▶ Given information:

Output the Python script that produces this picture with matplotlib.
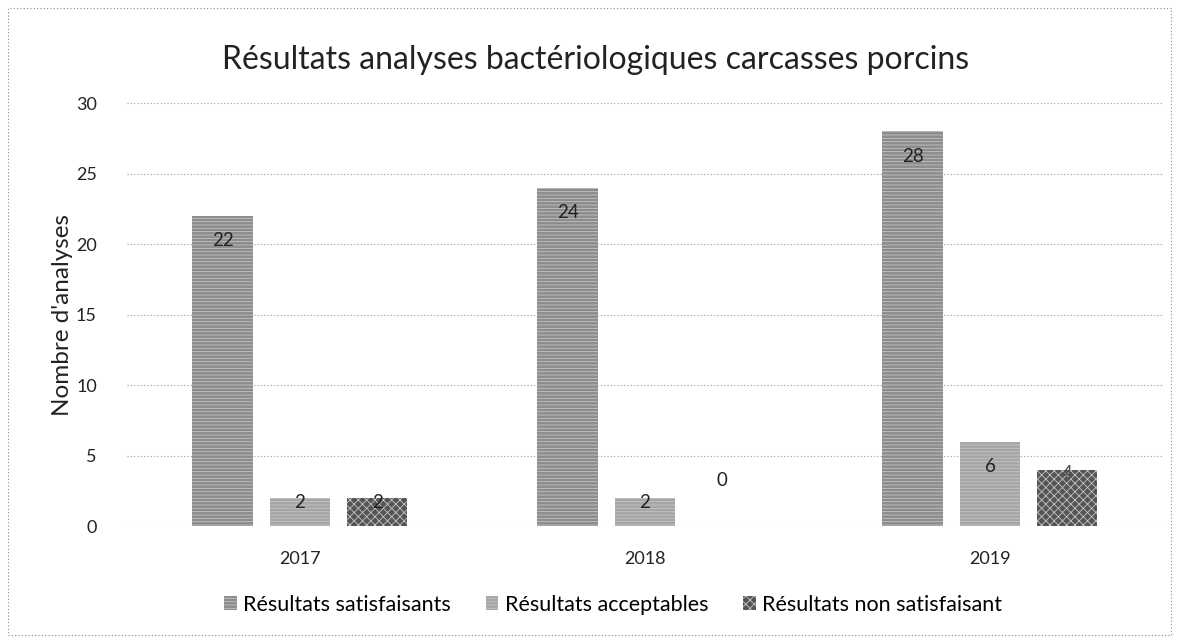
import matplotlib
matplotlib.use("Agg")
import matplotlib.pyplot as plt
from matplotlib.patches import Rectangle
import numpy as np

plt.rcParams['font.family'] = ['Lato', 'DejaVu Sans']
plt.rcParams['hatch.linewidth'] = 0.6

annees = ["2017", "2018", "2019"]
series = ["Résultats satisfaisants", "Résultats acceptables", "Résultats non satisfaisant"]
satisfaisants = [22, 24, 28]
acceptables = [2, 2, 6]
non_satisfaisants = [2, 0, 4]

couleurs = ["#8c8c8c", "#a6a6a6", "#555555"]
hachures = ["-----", "-----", "xxxx"]

fig = plt.figure(figsize=(11.79, 6.44), dpi=100)
ax = fig.add_axes([0.108, 0.183, 0.878, 0.657])

x = np.arange(len(annees))
largeur = 0.175
pas = 0.224
valeurs = [satisfaisants, acceptables, non_satisfaisants]

for i, (vals, nom) in enumerate(zip(valeurs, series)):
    pos = x + (i - 1) * pas
    ax.bar(pos, vals, largeur, color=couleurs[i], edgecolor="#c4c4c4",
           hatch=hachures[i], linewidth=0, label=nom, zorder=2)
    for xp, v in zip(pos, vals):
        # le libellé sombre sur la barre foncée est presque invisible
        coul = "#505050" if i == 2 and v > 2 else "#222222"
        if v == 0:
            ax.annotate(str(v), (xp, 0), xytext=(0, 33), textcoords="offset points",
                        ha="center", va="center", fontsize=13.5, color=coul)
        elif v >= 5:
            ax.annotate(str(v), (xp, v), xytext=(0, -18), textcoords="offset points",
                        ha="center", va="center", fontsize=13.5, color=coul)
        else:
            ax.annotate(str(v), (xp, v), xytext=(0, -3), textcoords="offset points",
                        ha="center", va="center", fontsize=13.5, color=coul)

ax.set_xlim(-0.5, 2.5)
ax.set_ylim(0, 30)
ax.set_yticks(range(0, 31, 5))
ax.set_xticks(x)
ax.set_xticklabels(annees)
ax.tick_params(axis="both", length=0, labelsize=13, colors="#222222")
ax.tick_params(axis="x", pad=18)
ax.tick_params(axis="y", pad=22)
ax.grid(axis="y", linestyle=(0, (1, 2)), color="#999999", linewidth=0.8, zorder=0)
for s in ax.spines.values():
    s.set_visible(False)

ax.set_ylabel("Nombre d'analyses", fontsize=17.5, color="#222222", labelpad=2)
fig.text(0.505, 0.907, "Résultats analyses bactériologiques carcasses porcins",
         ha="center", va="center", fontsize=23, color="#222222")

fig.legend(loc="center", bbox_to_anchor=(0.52, 0.061), ncol=3, frameon=False,
           fontsize=15.5, handlelength=0.6, handleheight=0.6, handletextpad=0.3,
           columnspacing=1.6)

fig.patches.append(Rectangle((0.007, 0.014), 0.986, 0.973, transform=fig.transFigure,
                             fill=False, edgecolor="#888888", linewidth=0.8,
                             linestyle=(0, (1, 2))))

fig.savefig("out.png", dpi=100)
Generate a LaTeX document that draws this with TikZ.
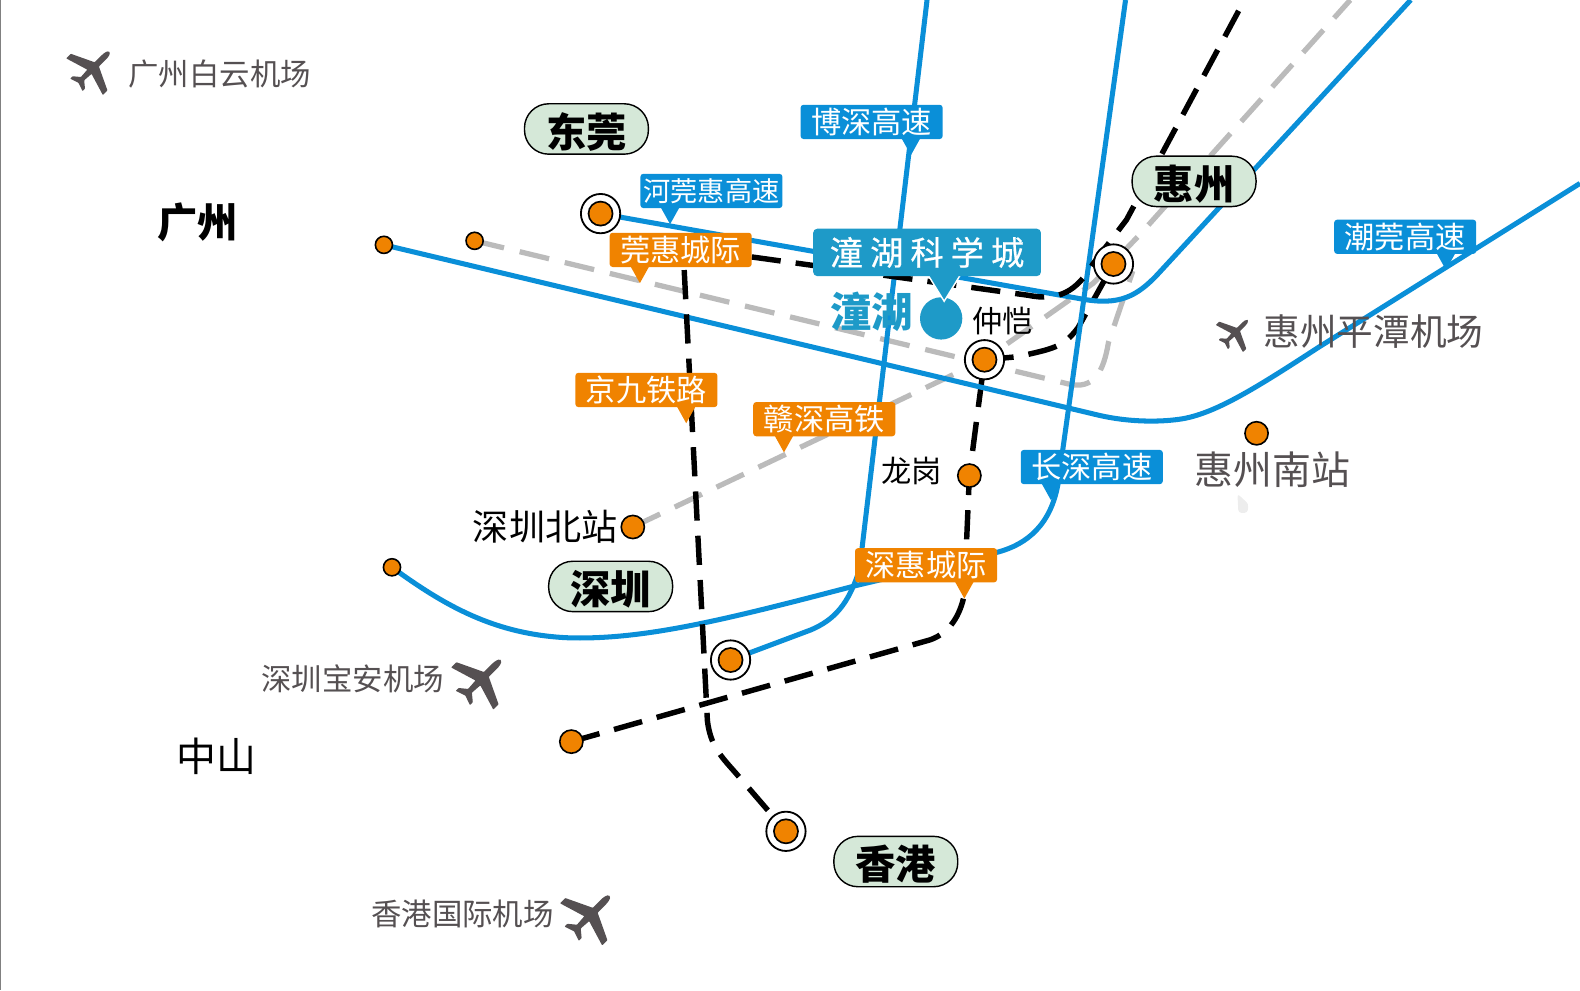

▶ Work to complete: Without the pictures, return the listing above from its first line through the line that has "valeurs = [satisfaisants, acceptables, non_satisfaisants]".

▶ The result:
Output the Python script that produces this picture with matplotlib.
import matplotlib
matplotlib.use("Agg")
import matplotlib.pyplot as plt
from matplotlib.patches import Rectangle
import numpy as np

plt.rcParams['font.family'] = ['Lato', 'DejaVu Sans']
plt.rcParams['hatch.linewidth'] = 0.6

annees = ["2017", "2018", "2019"]
series = ["Résultats satisfaisants", "Résultats acceptables", "Résultats non satisfaisant"]
satisfaisants = [22, 24, 28]
acceptables = [2, 2, 6]
non_satisfaisants = [2, 0, 4]

couleurs = ["#8c8c8c", "#a6a6a6", "#555555"]
hachures = ["-----", "-----", "xxxx"]

fig = plt.figure(figsize=(11.79, 6.44), dpi=100)
ax = fig.add_axes([0.108, 0.183, 0.878, 0.657])

x = np.arange(len(annees))
largeur = 0.175
pas = 0.224
valeurs = [satisfaisants, acceptables, non_satisfaisants]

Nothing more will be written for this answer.